As the author points out, the different theories can be classified according to their focus:

  • On the individual mental processes which learners use or the social context within which the learning occurs.
  • How we learn or what we need to learn.
  • Those driven by empirical evidence and those built from theoretical models.

Might another distinction be the degree to which the learning is externally mandated by our circumstances (professional development?) or internally driven as a result of our passion and desire for self-improvement (professional learning?). In each chapter Philpott considers the implications of each theory for ITE and in some instances we see a degree of tension where the theory has arisen to explain an informal situation (e.g. communities of practice), but is being deployed to design learning opportunities. All of which encourages me to ruminate whether theories/models which have descriptive or explanatory power can be used to design learning.

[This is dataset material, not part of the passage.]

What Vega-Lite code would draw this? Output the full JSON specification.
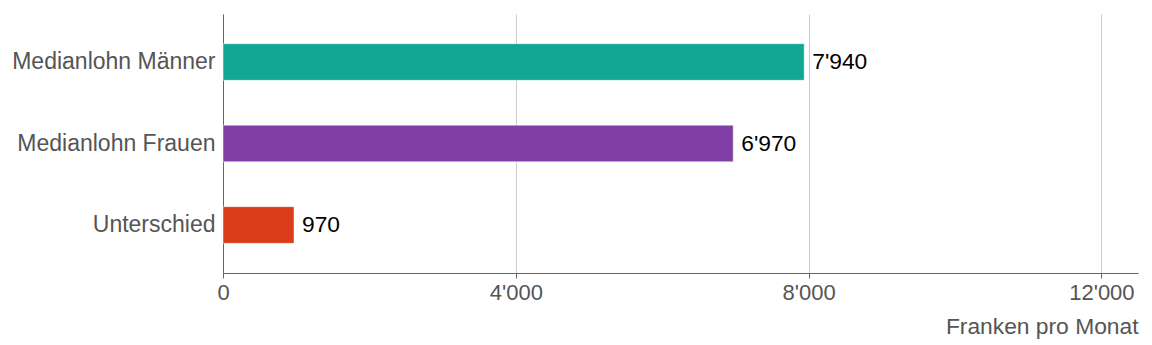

The one chapter I didn’t mention above is that given over to the work of Michael Eraut and how people learn in workplace settings. Eraut sees the knowledge that people bring to their professional practice being formed from different constituent parts which are developed in different ways. One significant aspect of this is how knowledge is transferred between practitioners and the circumstances needed to facilitate that. This might have something to offer in interrogating what is happening when teachers say they’re learning from each other on Twitter. I definitely want to follow up the Eraut references and explore his work more deeply. (Anyone who uses wave-particle duality as an analogy for knowledge has to be worth reading!)

In bringing the book to a close, the author acknowledges how complex a process professional learning is and contends that

To maximise the value of professional learning opportunities, we need to carefully design them and actively facilitate them.

Which generated in me a degree of tension I need to resolve. I have always associated professional learning as a less formal, more user-driven process, so when I see opportunities being designed or facilitated, that feels to me more like professional development. Either this is a manifestation of a bias I need to acknowledge, or I need greater clarity in distinguishing between professional learning and professional development … or the most likely scenario, I misinterpreted what Philpott is saying!

Philpott, C., 2014. Theories of Professional Learning: A Critical Guide for Teacher Educators. Critical Publishing Ltd, Northwich.